To say Philadelphia is serious about the Philly Cheesesteak is putting it lightly. Everyone has their favorite spot and there are literally hundreds to choose from. I chose Pat’s and Geno’s for comparison since Pat’s is the originator of the Philly Cheesesteak and Geno’s is right across the street, making it the city’s longest standing rivalry. I also stuck to just these two so I wouldn’t be forced to pay for an extra seat on the plane ride home.
I’ll preface this article with a quick disclaimer that I am by no means a cheesesteak expert, but I am great at eating! In fact, I didn’t really know what a cheesesteak was prior to this trip to Philadelphia. I thought I did, but my idea of a cheesesteak was always sauteed peppers and onions, grilled up with sliced meat, and topped with melted cheese. It was close, but apparently the peppers are not actually a part of the traditional Philly Cheesesteak.
King of Steaks
I tried out Pat’s first, as he is the “King Of Steaks” and also the originator of the Philly Cheesesteak in 1930. I got lucky and visited on a slow day. From what I am told that line has been known to stretch around the block. In fact, I wished the line were a bit longer so I had more time to both decided what I want and practice my order. Ordering here is serious business, and a bit intimidating.
I decided to go classic for comparison’s sake, though I really want to try whatever a “pizza steak” is. I landed on “One Wit Provolone”, meaning one cheesesteak with onions and provolone cheese, which is how I would really have preferred order it. I don’t know, something about that dropped “h” makes me uncomfortable. I’m still not sure it’s not just to trick tourist. While many people swear that Cheez Wiz is the way to go, to my way of thinking, real cheese has to be better than processed cheese food, right?
The verdict- While the picture makes it look like a drippy mess, I actually found the sandwich to be a bit dry. The meat was flavorful, but I think it could have benefited from a condiment of some sort, or maybe some au jus. Sacrilege, I know, but I’d have preferred this as a french dip.
I have to admit, I was not as excited about Geno’s as I was about Pat’s. Pat’s is the original and I found the decor a bit more appealing. The harsh colors and neon lights, the flames on the side of the building, opening literally across the street from the home of the original cheesesteak (30-some-odd years later) and proclaiming yourself the “best”, seems a bit aggressive.
Even the ordering process was inflammatory (and I found Pat’s intimidating enough!)
Geno’s proudly displays this gem at the register, which is not only needlessly aggressive, but also pretty bold for an establishment demanding you order your sandwich “wit or witout” onions. Not to mention the questionable grammar of the sign itself. Literally the only punctuation in this run on sentence is a pair of confusing quotation marks. Who is speaking? The eagle? Do eagles speak English? And that “please” was clearly an afterthought.
Needless to say, I went in to this a little biased, but prepared to give Geno’s a shot.
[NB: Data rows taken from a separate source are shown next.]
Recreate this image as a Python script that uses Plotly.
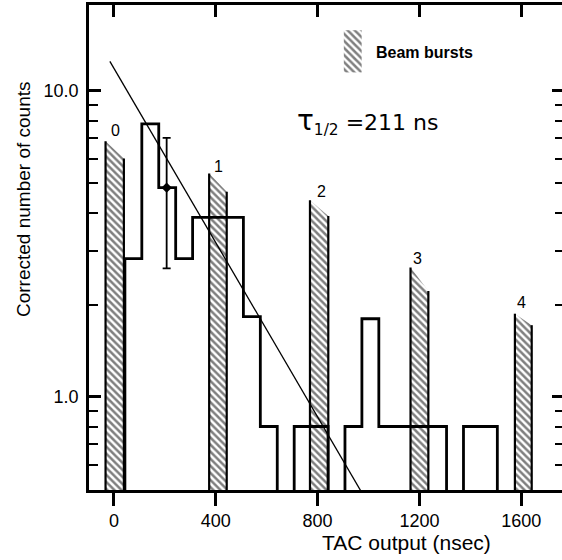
import math
import plotly.graph_objects as go

# ---- data ----
bin_edges = [43, 109.5, 176, 242.5, 309, 375.5, 442, 508.5, 575, 641.5, 708,
             774.5, 841, 907.5, 974, 1040.5, 1107, 1173.5, 1240, 1306.5, 1373,
             1439.5, 1506]
counts = [2.83, 7.8, 4.83, 2.83, 3.86, 3.86, 3.86, 1.83, 0.8, 0, 0.8,
          0.8, 0, 0.8, 1.8, 0.8, 0.8, 0.8, 0.8, 0, 0.8, 0.8]

burst_labels = ["0", "1", "2", "3", "4"]
burst_left = [-33, 374, 770, 1165, 1575]
burst_right = [39, 443, 842, 1235, 1641]
burst_top_left = [6.85, 5.37, 4.39, 2.65, 1.87]
burst_top_right = [6.01, 4.68, 3.90, 2.22, 1.715]
burst_label_x = [8, 411, 816, 1194, 1602]
burst_label_y = [7.4, 5.65, 4.68, 2.84, 2.04]

fit_x = [-16, 975]
fit_y = [12.5, 0.484]

err_x = [207]
err_y = [4.83]
err_e = [2.2]

x_ticks = [0, 400, 800, 1200, 1600]
y_ticks = [1, 10]
y_ticktext = ["1.0", "10.0"]
y_minor = [0.6, 0.7, 0.8, 0.9, 2, 3, 4, 5, 6, 7, 8, 9]

X_RANGE = [-98, 1760]
Y_RANGE = [math.log10(0.496), math.log10(19.1)]
FLOOR = 0.3  # zero counts drawn below the visible range

legend_box_x = [903, 973]
legend_box_y = [11.5, 15.8]

FONT = "Liberation Sans"

fig = go.Figure()

hatch = dict(shape="\\", fgcolor="black", bgcolor="white", size=5, solidity=0.5)

# beam bursts
for xl, xr, tl, tr in zip(burst_left, burst_right, burst_top_left, burst_top_right):
    fig.add_trace(go.Scatter(
        x=[xl, xl, xr, xr, xl], y=[FLOOR, tl, tr, FLOOR, FLOOR],
        mode="lines", fill="toself", fillpattern=hatch,
        fillcolor="white", line=dict(width=0, color="rgba(0,0,0,0)"),
        hoverinfo="skip", showlegend=False))
    fig.add_trace(go.Scatter(
        x=[xl, xl, None, xr, xr], y=[FLOOR, tl, None, tr, FLOOR],
        mode="lines", line=dict(color="black", width=2.2),
        hoverinfo="skip", showlegend=False))

# histogram
hx = [bin_edges[0]] + bin_edges
hy = [FLOOR] + [c if c > 0 else FLOOR for c in counts] + [FLOOR]
fig.add_trace(go.Scatter(x=hx, y=hy, mode="lines", line_shape="hv",
                         line=dict(color="black", width=2.8),
                         showlegend=False))

# fit line
fig.add_trace(go.Scatter(x=fit_x, y=fit_y, mode="lines",
                         line=dict(color="black", width=1.3), showlegend=False))

# error bar point
fig.add_trace(go.Scatter(x=err_x, y=err_y, mode="markers",
                         marker=dict(symbol="diamond", size=8, color="black"),
                         error_y=dict(type="data", array=err_e, color="black",
                                      thickness=1.8, width=4),
                         showlegend=False))

# legend hatch box
fig.add_trace(go.Scatter(
    x=[legend_box_x[0], legend_box_x[0], legend_box_x[1], legend_box_x[1], legend_box_x[0]],
    y=[legend_box_y[0], legend_box_y[1], legend_box_y[1], legend_box_y[0], legend_box_y[0]],
    mode="lines", fill="toself", fillpattern=hatch, fillcolor="white",
    line=dict(width=0, color="rgba(0,0,0,0)"), hoverinfo="skip", showlegend=False))

# dummy trace for secondary axes
fig.add_trace(go.Scatter(x=[None], y=[None], xaxis="x2", yaxis="y2",
                         mode="lines", showlegend=False))

annotations = []
for t, ax_, ay_ in zip(burst_labels, burst_label_x, burst_label_y):
    annotations.append(dict(x=ax_, y=math.log10(ay_), text=t, showarrow=False,
                            xanchor="center", yanchor="middle",
                            font=dict(family=FONT, size=16, color="black")))
annotations.append(dict(x=1021, y=math.log10(13.4), text="<b>Beam bursts</b>",
                        showarrow=False, xanchor="left", yanchor="middle",
                        font=dict(family=FONT, size=16, color="black")))
annotations.append(dict(x=711, y=math.log10(7.96),
                        text='<span style="font-size:28px">τ</span><sub>1/2</sub> =211 ns',
                        showarrow=False, xanchor="left", yanchor="middle",
                        font=dict(family="DejaVu Sans", size=22, color="black")))
annotations.append(dict(xref="paper", yref="paper", x=-0.1395, y=0.6,
                        xanchor="center", yanchor="middle",
                        text="Corrected number of counts", textangle=-90,
                        showarrow=False,
                        font=dict(family=FONT, size=19, color="black")))
annotations.append(dict(xref="paper", yref="paper", x=0.672, y=-0.109,
                        xanchor="center", yanchor="middle",
                        text="TAC output (nsec)", showarrow=False,
                        font=dict(family=FONT, size=21, color="black")))

fig.update_layout(
    width=562, height=560,
    margin=dict(l=89, r=0, t=5, b=70),
    paper_bgcolor="white", plot_bgcolor="white",
    font=dict(family=FONT, color="black"),
    annotations=annotations,
    xaxis=dict(range=X_RANGE, showgrid=False, zeroline=False,
               tickvals=x_ticks, ticks="outside", ticklen=13, tickwidth=2.5,
               tickcolor="black", showline=True, linewidth=2.5, linecolor="black",
               tickfont=dict(family=FONT, size=18, color="black")),
    xaxis2=dict(range=X_RANGE, overlaying="x", side="top", anchor="y",
                showgrid=False, zeroline=False, tickvals=x_ticks,
                ticks="inside", ticklen=12, tickwidth=2.5, tickcolor="black",
                showticklabels=False, showline=True, linewidth=2.5,
                linecolor="black"),
    yaxis=dict(type="log", range=Y_RANGE, showgrid=False, zeroline=False,
               tickvals=y_ticks, ticktext=y_ticktext, ticks="inside",
               ticklen=12, tickwidth=2.5, tickcolor="black",
               showline=True, linewidth=2.5, linecolor="black",
               ticklabelstandoff=4,
               tickfont=dict(family=FONT, size=18, color="black"),
               minor=dict(tickvals=y_minor, ticks="inside", ticklen=9,
                          tickwidth=2.2, tickcolor="black", showgrid=False)),
    yaxis2=dict(type="log", range=Y_RANGE, overlaying="y", side="right",
                anchor="x", showgrid=False, zeroline=False,
                tickvals=y_ticks, ticks="inside", ticklen=10, tickwidth=2.5,
                tickcolor="black", showticklabels=False, showline=False,
                minor=dict(tickvals=y_minor, ticks="inside", ticklen=7,
                           tickwidth=2.2, tickcolor="black", showgrid=False)),
)

fig.write_html("out.html", config={"displayModeBar": False},
               post_script="document.body.style.margin='0px';document.body.style.overflow='hidden';")
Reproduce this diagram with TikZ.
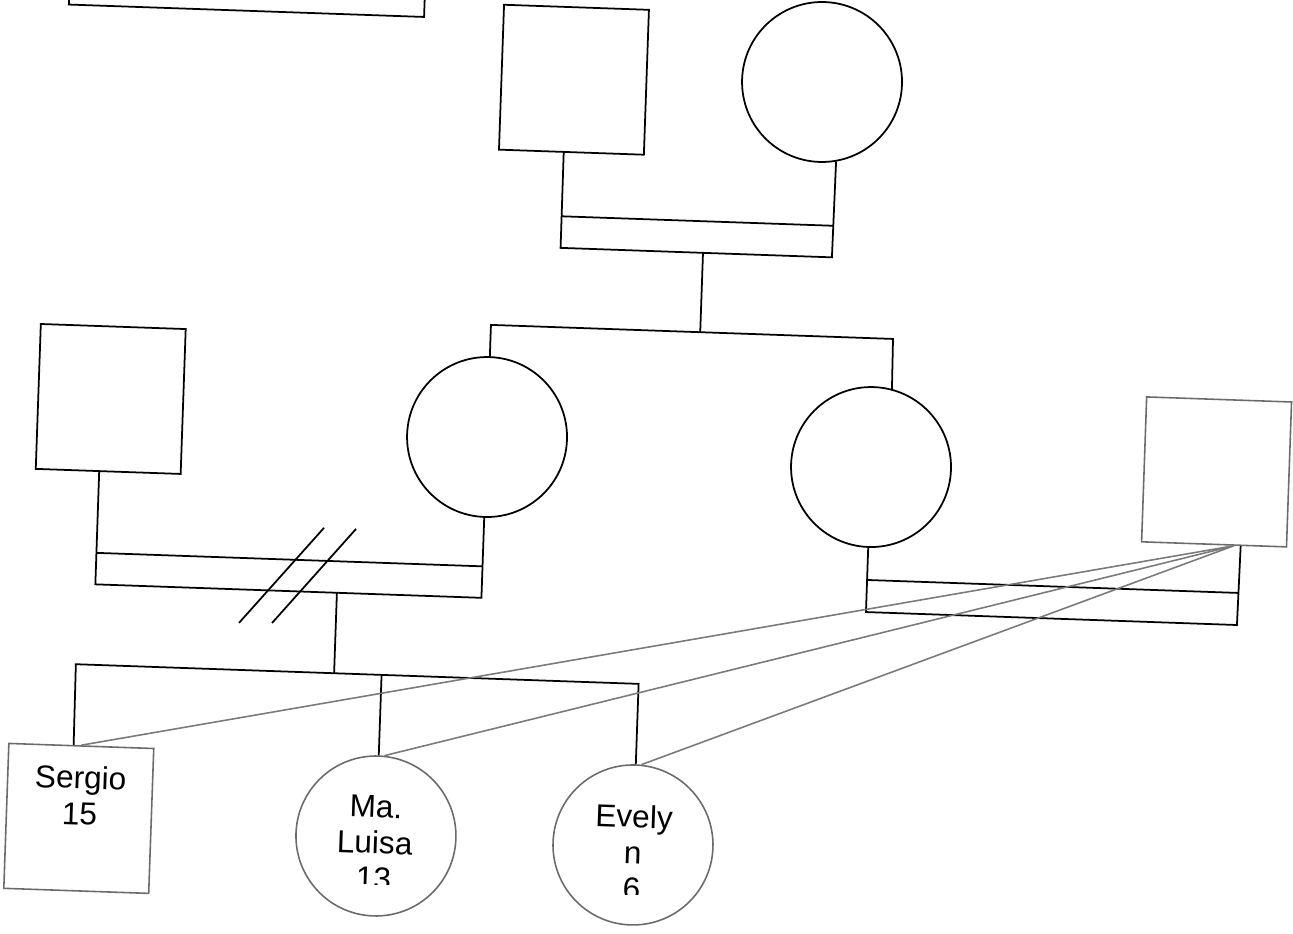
\documentclass[tikz,border=0pt]{standalone}
\usepackage{fontspec}
\setmainfont{Liberation Sans}
\usepackage{xcolor}
\usepackage{tikz}
\usetikzlibrary{shapes.geometric, positioning}

\definecolor{kidgray}{gray}{0.42}
\definecolor{tiegray}{gray}{0.48}

\begin{document}
\begin{tikzpicture}[
    x=0.02cm, y=-0.02cm,
    male/.style={draw, rectangle, minimum size=2.9cm, inner sep=0pt, line width=1pt},
    female/.style={draw, circle, minimum size=3.2cm, inner sep=0pt, line width=1pt},
    grey/.style={draw=kidgray, line width=0.9pt},
    kidname/.style={align=center, inner sep=0pt, font=\fontsize{18}{20.5}\selectfont},
    link/.style={line width=1pt},
    tie/.style={draw=tiegray, line width=0.9pt},
]
\useasboundingbox (0,0) rectangle (1293,933);
\clip (0,0) rectangle (1293,933);

\begin{scope}[rotate around={-2:(646.5,466.5)}, transform shape]

% Box cut at the top edge
\node[male, minimum width=7.11cm, minimum height=3cm] (topbox) at (230.8,-50) {};

% Grandparents
\node[male] (gfather) at (560.5,82.5) {};
\node[female] (gmother) at (808.5,76.1) {};

% Parents' generation
\node[male] (father) at (108.7,417.7) {};
\node[female] (mother) at (486.1,442.6) {};
\node[female] (aunt) at (870.9,459.2) {};
\node[male, grey] (uncle) at (1216.4,452) {};

% Children
\node[male, grey] (sergio) at (91.4,838) {};
\node[female, grey] (mluisa) at (389,845.2) {};
\node[female, grey] (evelyn) at (646.2,845.2) {};

% Names
\node[kidname] (sergioname) at (92,815.1) {Sergio\\15};
\begin{scope}
    \clip (300,780) rectangle (480,893.5);
    \node[kidname] (mluisaname) at (388,852) {Ma.\\Luisa\\13};
\end{scope}
\begin{scope}
    \clip (560,780) rectangle (730,895);
    \node[kidname] (evelynname) at (646.3,852.5) {Evely\\n\\6};
\end{scope}

% Grandparents' couple bar
\coordinate (gpUL) at (553,219.4);
\coordinate (gpUR) at (824.5,219.4);
\coordinate (gpLL) at (553,251);
\coordinate (gpLR) at (824.5,251);
\draw[link] (gfather.-96) -- (gpLL) -- (gpLR) -- (gmother.-78.5);
\draw[link] (gpUL) -- (gpUR);

% Grandparents to daughters
\coordinate (gpD) at (695.5,251);
\coordinate (sibD) at (695.5,330.4);
\coordinate (sibL) at (486.1,330.4);
\coordinate (sibR) at (888.4,330.4);
\draw[link] (gpD) -- (sibD);
\draw[link] (mother.north) -- (sibL) -- (sibR) -- (aunt.77.4);

% Parents' couple bar (divorced)
\coordinate (fbUL) at (99.8,572);
\coordinate (fbUR) at (486.1,572);
\coordinate (fbLL) at (99.8,603.5);
\coordinate (fbLR) at (486.1,603.5);
\draw[link] (father.-97) -- (fbLL) -- (fbLR) -- (mother.south);
\draw[link] (fbUL) -- (fbUR);
\coordinate (cutA1) at (244.7,637);
\coordinate (cutA2) at (326.4,539);
\coordinate (cutB1) at (277.7,636);
\coordinate (cutB2) at (358.4,539);
\draw[link] (cutA1) -- (cutA2);
\draw[link] (cutB1) -- (cutB2);

% Parents to children
\coordinate (fbD) at (341.5,603.5);
\coordinate (kidD) at (341.5,684);
\coordinate (kidL) at (83.1,684);
\coordinate (kidM) at (389,684);
\coordinate (kidR) at (646.2,684);
\draw[link] (fbD) -- (kidD);
\draw[link] (sergio.96.5) -- (kidL) -- (kidR) -- (evelyn.north);
\draw[link] (kidM) -- (mluisa.north);

% Aunt's couple bar
\coordinate (abUL) at (870.9,572.2);
\coordinate (abUR) at (1242.1,572.2);
\coordinate (abLL) at (870.9,604.3);
\coordinate (abLR) at (1242.1,604.3);
\draw[link] (aunt.south) -- (abLL) -- (abLR) -- (uncle.-70.5);
\draw[link] (abUL) -- (abUR);

% Uncle to the children
\draw[tie] (uncle.-75.3) -- (sergio.north);
\draw[tie] (uncle.-75.3) -- (mluisa.86.3);
\draw[tie] (uncle.-75.3) -- (evelyn.86.4);

\end{scope}
\end{tikzpicture}
\end{document}
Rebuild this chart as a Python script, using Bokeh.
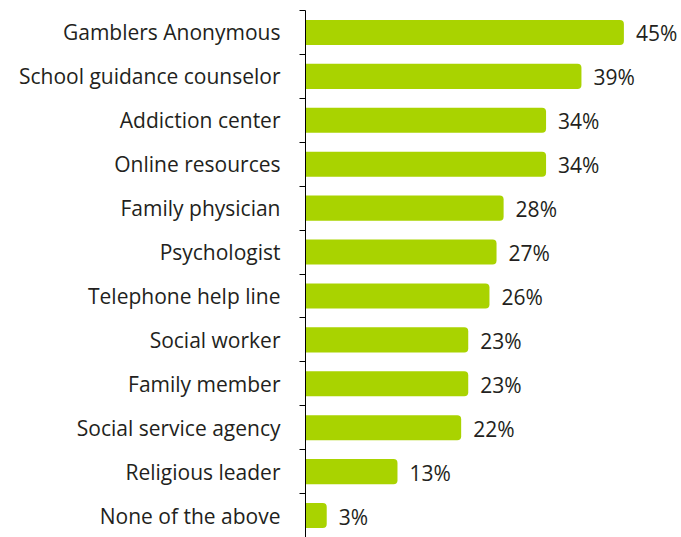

Here, I probably should have ordered the same thing I got at Pat’s for comparison’s sake, but I found Pat’s to be dry so I decided to mix it up and actually try the Cheez Wiz.
The Verdict- I’ll admit, this sandwich doesn’t look like much, but I’m glad I got over my hesitation and ordered the Cheez Wiz, it helped immensely with the sandwich’s overall moisture level. I know that doesn’t make for a fair comparison, but I actually think the meat was better at Geno’s too. I would have to go back and try steaks done a few different ways to really make a fair judgement call (it’s a tough job, but somebody’s got to do it), but for now….
Sorry Pat’s, Geno’s steaks were a little better.
I’ll open myself up to some criticism here too, but while I liked Geno’s steaks slightly better, I don’t really understand what all the excitement is about… and frankly, I missed the peppers.